SEMA News - February 2010

By Drew Hardin

Photo Courtesy Source Interlink Media Archives

 

  SEMA NEWS-FEBRUARY 2010-SEMA HERITAGE 
   
Roger Penske gave up a successful racing career to open his first car dealership in 1965, but that didn’t keep him away from the track. He began Penske Racing that same year, and one of his earliest acquisitions was this ’66 Corvette coupe. The car had been used by Chevrolet to develop the L88 engine program, and Penske struck a deal with Zora Arkus-Duntov—who quietly worked around GM’s ban on factory racing support—to buy the car for competition. Penske sent a young West Coast racer named Dick Guldstrand to Detroit to drive the Corvette back to Penske’s operation in Pennsylvania.

Penske hired Guldstrand, George Wintersteen and Ben Moore to drive the Corvette at the Daytona 24-hour endurance race in February 1966 (then called the Daytona Continental).
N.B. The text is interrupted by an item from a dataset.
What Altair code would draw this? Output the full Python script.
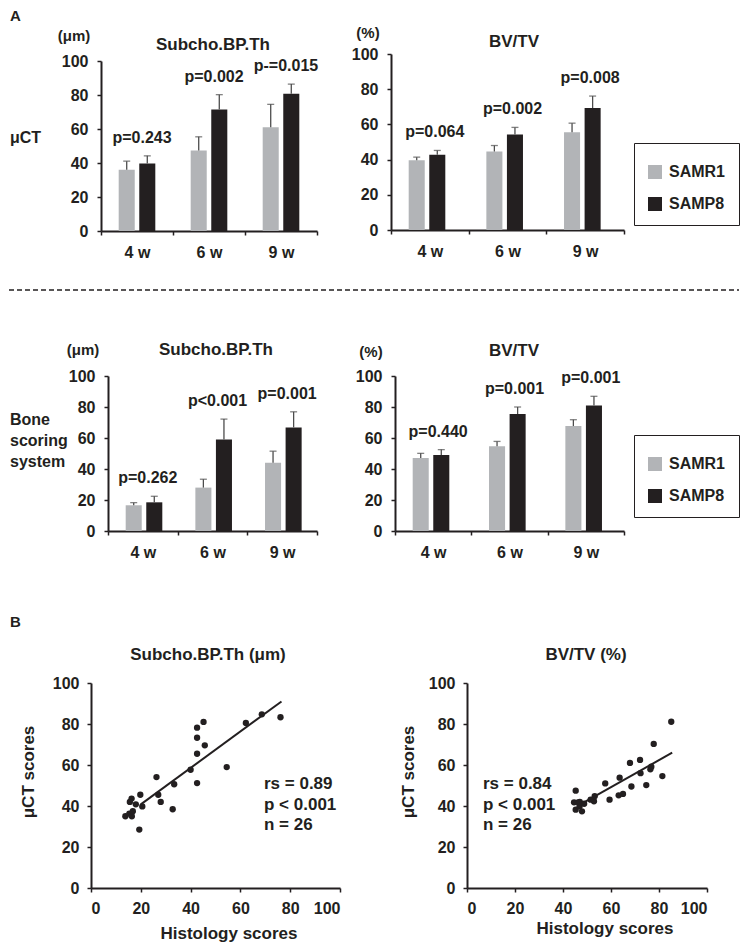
import altair as alt
import pandas as pd

FONT = "Liberation Sans"
INK = "#231f20"
GRAY = "#b2b4b7"
BLACK = "#231f20"
ERR = "#4d4d4d"

weeks = ["4 w", "6 w", "9 w"]
groups = ["SAMR1", "SAMP8"]

# A, μCT, Subcho.BP.Th (μm)
ct_th_r1 = [36.1, 47.3, 61.1]
ct_th_r1_sd = [5.0, 8.1, 13.4]
ct_th_p8 = [39.7, 71.5, 80.7]
ct_th_p8_sd = [4.5, 8.7, 5.7]
ct_th_p = ["p=0.243", "p=0.002", "p-=0.015"]

# A, μCT, BV/TV (%)
ct_bv_r1 = [39.7, 44.6, 55.6]
ct_bv_r1_sd = [1.7, 3.4, 5.1]
ct_bv_p8 = [42.7, 54.3, 69.3]
ct_bv_p8_sd = [2.5, 4.0, 6.8]
ct_bv_p = ["p=0.064", "p=0.002", "p=0.008"]

# A, bone scoring system, Subcho.BP.Th (μm)
bs_th_r1 = [16.6, 28.0, 44.0]
bs_th_r1_sd = [1.7, 5.4, 7.5]
bs_th_p8 = [18.5, 59.0, 66.8]
bs_th_p8_sd = [3.9, 13.2, 10.1]
bs_th_p = ["p=0.262", "p<0.001", "p=0.001"]

# A, bone scoring system, BV/TV (%)
bs_bv_r1 = [47.1, 54.6, 67.7]
bs_bv_r1_sd = [3.0, 3.2, 4.1]
bs_bv_p8 = [49.0, 75.5, 80.9]
bs_bv_p8_sd = [3.5, 4.5, 6.0]
bs_bv_p = ["p=0.440", "p=0.001", "p=0.001"]

# B, correlations
th_hist = [13.8, 15.4, 15.6, 16.3, 16.4, 16.8, 18.0, 19.4, 19.8, 20.6, 26.3, 27.0, 28.0,
           32.8, 33.4, 40.0, 42.6, 42.6, 42.6, 42.6, 45.2, 45.7, 54.5, 62.2, 68.6, 76.1]
th_ct = [35.0, 36.3, 42.0, 43.6, 35.0, 37.5, 40.8, 28.5, 45.5, 39.8, 54.1, 45.5, 42.0,
         38.4, 50.6, 57.7, 78.2, 73.3, 65.5, 51.2, 81.0, 69.6, 59.0, 80.5, 84.7, 83.3]
th_fit_x = [20.0, 76.5]
th_fit_y = [40.8, 91.0]
th_stats = ["rs = 0.89", "p < 0.001", "n = 26"]

bv_hist = [44.6, 45.3, 45.3, 46.3, 46.9, 47.0, 47.9, 48.8, 51.5, 52.9, 53.2, 57.6, 59.4,
           63.2, 63.6, 65.0, 67.9, 68.5, 72.1, 72.3, 74.7, 76.4, 76.8, 77.8, 81.4, 85.1]
bv_ct = [41.8, 47.5, 38.2, 41.8, 39.8, 42.0, 37.4, 41.1, 43.1, 42.3, 44.8, 51.0, 43.1,
         45.2, 53.8, 45.9, 61.0, 49.5, 62.5, 56.0, 50.2, 57.9, 59.2, 70.3, 54.6, 81.1]
bv_fit_x = [48.0, 85.5]
bv_fit_y = [41.3, 66.0]
bv_stats = ["rs = 0.84", "p < 0.001", "n = 26"]

ticks100 = [0, 20, 40, 60, 80, 100]
ONE = pd.DataFrame({"k": [0]})


def label(text, x, y, size=16, align="center", baseline="middle", angle=0, line_height=None):
    kw = dict(text=text, align=align, baseline=baseline, fontSize=size, fontWeight="bold",
              font=FONT, color=INK)
    if angle:
        kw["angle"] = angle
    if line_height:
        kw["lineHeight"] = line_height
    return alt.Chart(ONE).mark_text(**kw).encode(x=alt.value(x), y=alt.value(y))


def frame(x0, x1, y0, y1):
    # invisible box fixing the extent of a panel in the concatenated layout
    return alt.Chart(ONE).mark_rect(opacity=0).encode(
        x=alt.value(x0), x2=alt.value(x1), y=alt.value(y0), y2=alt.value(y1))


def spacer():
    return frame(0, 1, 0, 1).properties(width=1, height=1)


def yaxis(pad):
    return alt.Axis(values=ticks100, title=None, labelPadding=pad, labelOverlap=False,
                    labelFontSize=16, labelSeparation=0, labelBound=False)


def bar_panel(r1, r1e, p8, p8e, plabels, W, H, texts, fr, legend=None, yrange=None):
    df = pd.DataFrame({
        "week": weeks * 2,
        "group": [groups[0]] * 3 + [groups[1]] * 3,
        "mean": r1 + p8,
        "err": r1e + p8e,
    })
    df["top"] = df["mean"] + df["err"]
    pdf = pd.DataFrame({"week": weeks, "label": plabels,
                        "top": [max(a + b, c + d) for a, b, c, d in zip(r1, r1e, p8, p8e)]})
    xaxis = alt.Axis(title=None, labelAngle=0, tickBand="extent", labelPadding=9,
                     labelOverlap=False, labelFontSize=16)
    xscale = alt.Scale(paddingInner=0, paddingOuter=0)
    x = alt.X("week:N", sort=weeks, title=None, scale=xscale, axis=xaxis)
    xo = alt.XOffset("group:N", sort=groups,
                     scale=alt.Scale(paddingInner=0.22, paddingOuter=0.86))
    yscale = alt.Scale(domain=[0, 100], range=yrange) if yrange else alt.Scale(domain=[0, 100])
    ya = yaxis(9)

    def Y(field):
        return alt.Y(field, title=None, scale=yscale, axis=ya)

    bars = alt.Chart(df).mark_bar().encode(
        x=x, xOffset=xo, y=Y("mean:Q"),
        color=alt.Color("group:N", sort=groups,
                        scale=alt.Scale(domain=groups, range=[GRAY, BLACK]), legend=legend))
    rule = alt.Chart(df).mark_rule(color=ERR, strokeWidth=1.3).encode(
        x=x, xOffset=xo, y=Y("mean:Q"), y2="top:Q")
    cap = alt.Chart(df).mark_tick(color=ERR, thickness=1.3, size=7).encode(
        x=x, xOffset=xo, y=Y("top:Q"))
    ptext = alt.Chart(pdf).mark_text(dy=-18, dx=5, fontSize=16, fontWeight="bold",
                                     font=FONT, color=INK).encode(
        x=x, y=Y("top:Q"), text="label:N")
    layers = [fr, bars, rule, cap, ptext] + texts
    return alt.layer(*layers).properties(width=W, height=H)


def scatter_panel(xs, ys, fx, fy, W, H, texts, fr):
    df = pd.DataFrame({"hist": xs, "ct": ys})
    fit = pd.DataFrame({"hist": fx, "ct": fy})
    X = alt.X("hist:Q", title=None, scale=alt.Scale(domain=[0, 100]),
              axis=alt.Axis(values=ticks100, title=None, labelPadding=8, labelOverlap=False,
                            labelFontSize=16))
    Y = alt.Y("ct:Q", title=None, scale=alt.Scale(domain=[0, 100]), axis=yaxis(8))
    pts = alt.Chart(df).mark_circle(size=40, color=INK, opacity=1).encode(x=X, y=Y)
    line = alt.Chart(fit).mark_line(color=INK, strokeWidth=2).encode(x=X, y=Y)
    return alt.layer(fr, pts, line, *texts).properties(width=W, height=H)


def legend_at(x, y):
    return alt.Legend(orient="none", legendX=x, legendY=y, title=" ", titleFontSize=6,
                      titlePadding=2, strokeColor=INK, padding=13, labelFont=FONT,
                      labelFontSize=16, labelFontWeight="bold", labelColor=INK,
                      symbolType="square", symbolSize=196, rowPadding=16,
                      symbolStrokeWidth=0, labelOffset=6)


# Row 1 (data tops at page y 54)
TL = bar_panel(ct_th_r1, ct_th_r1_sd, ct_th_p8, ct_th_p8_sd, ct_th_p, 216, 177,
               [label("A", -91, -45, size=15, align="left", baseline="top"),
                label("(μm)", -27, -18, size=15),
                label("Subcho.BP.Th", 112, -9, size=17),
                label("μCT", -91, 84, size=16, align="left")],
               frame(-91, 248, -46, 224), yrange=[177, 7])
TR = bar_panel(ct_bv_r1, ct_bv_r1_sd, ct_bv_p8, ct_bv_p8_sd, ct_bv_p, 233, 176,
               [label("(%)", -23, -21, size=15),
                label("BV/TV", 123, -12, size=17)],
               frame(-42, 348, -46, 224), legend=legend_at(243, 89))

# Row 2 (data tops at page y 376)
BL = bar_panel(bs_th_r1, bs_th_r1_sd, bs_th_p8, bs_th_p8_sd, bs_th_p, 209, 155,
               [label("(μm)", -25, -26, size=15),
                label("Subcho.BP.Th", 108, -26, size=17),
                label(["Bone", "scoring", "system"], -98, 36, size=16, align="left",
                      baseline="top", line_height=21)],
               frame(-98, 241, -58, 232))
BR = bar_panel(bs_bv_r1, bs_bv_r1_sd, bs_bv_p8, bs_bv_p8_sd, bs_bv_p, 229, 155,
               [label("(%)", -24, -24, size=15),
                label("BV/TV", 119, -25, size=17)],
               frame(-46, 344, -58, 232), legend=legend_at(239, 59))

# Row 3 (data tops at page y 683)
S1 = scatter_panel(th_hist, th_ct, th_fit_x, th_fit_y, 249, 205,
                   [label("B", -81, -68, size=15, align="left", baseline="top"),
                    label("Subcho.BP.Th (μm)", 117, -28, size=17),
                    label(th_stats, 173, 93, size=17, align="left", baseline="top",
                          line_height=20.5),
                    label("μCT scores", -62, 89, size=17, angle=270),
                    label("Histology scores", 138, 251, size=17)],
                   frame(-81, 293, -75, 260))
S2 = scatter_panel(bv_hist, bv_ct, bv_fit_x, bv_fit_y, 240, 205,
                   [label("BV/TV (%)", 119, -28, size=17),
                    label(bv_stats, 16, 93, size=17, align="left", baseline="top",
                          line_height=20.5),
                    label("μCT scores", -58, 89, size=17, angle=270),
                    label("Histology scores", 138, 246, size=17)],
                   frame(-83, 272, -75, 260))

dash = alt.layer(
    frame(0, 730, 0, 40),
    alt.Chart(ONE).mark_rule(strokeDash=[5, 3], color=INK, strokeWidth=1.5).encode(
        x=alt.value(0), x2=alt.value(730), y=alt.value(12)),
).properties(width=730, height=40)

row1 = alt.hconcat(spacer(), TL, TR, spacing=0).resolve_scale(color="independent")
row2 = alt.hconcat(spacer(), BL, BR, spacing=0).resolve_scale(color="independent")
row3 = alt.hconcat(spacer(), S1, S2, spacing=0)

chart = alt.vconcat(row1, dash, row2, row3, spacing=0).resolve_scale(
    color="independent").properties(padding=0).configure_view(stroke=None).configure_axis(
    labelFont=FONT, labelFontSize=16, labelFontWeight="bold", labelColor=INK,
    domainColor=INK, tickColor=INK, domainWidth=2, tickWidth=1.5, tickSize=4, grid=False,
    labelOverlap=False)

chart.save("out.html", embed_options={"renderer": "svg", "actions": False})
This pre-race publicity photo, distributed by Firestone, shows Penske examining the Firestone Indy tires used in the race.

Penske’s Vette won the Grand Touring class and finished 12th overall with an average speed of 91.68 mph, despite a nighttime crash that destroyed the car’s nose. The team soldiered on by taping flashlights to the remains of the front fenders to meet the race organizer’s lighting rules.

After the victory at Daytona, Penske had the Corvette painted blue with yellow stripes—the colors of his sponsor Sunoco. The car earned another endurance race win at Sebring in that livery, but Penske wouldn’t race sports cars for much longer. He was soon to meet another young driver, Mark Donohue, who would help take Penske Racing to the top tier of American motorsports.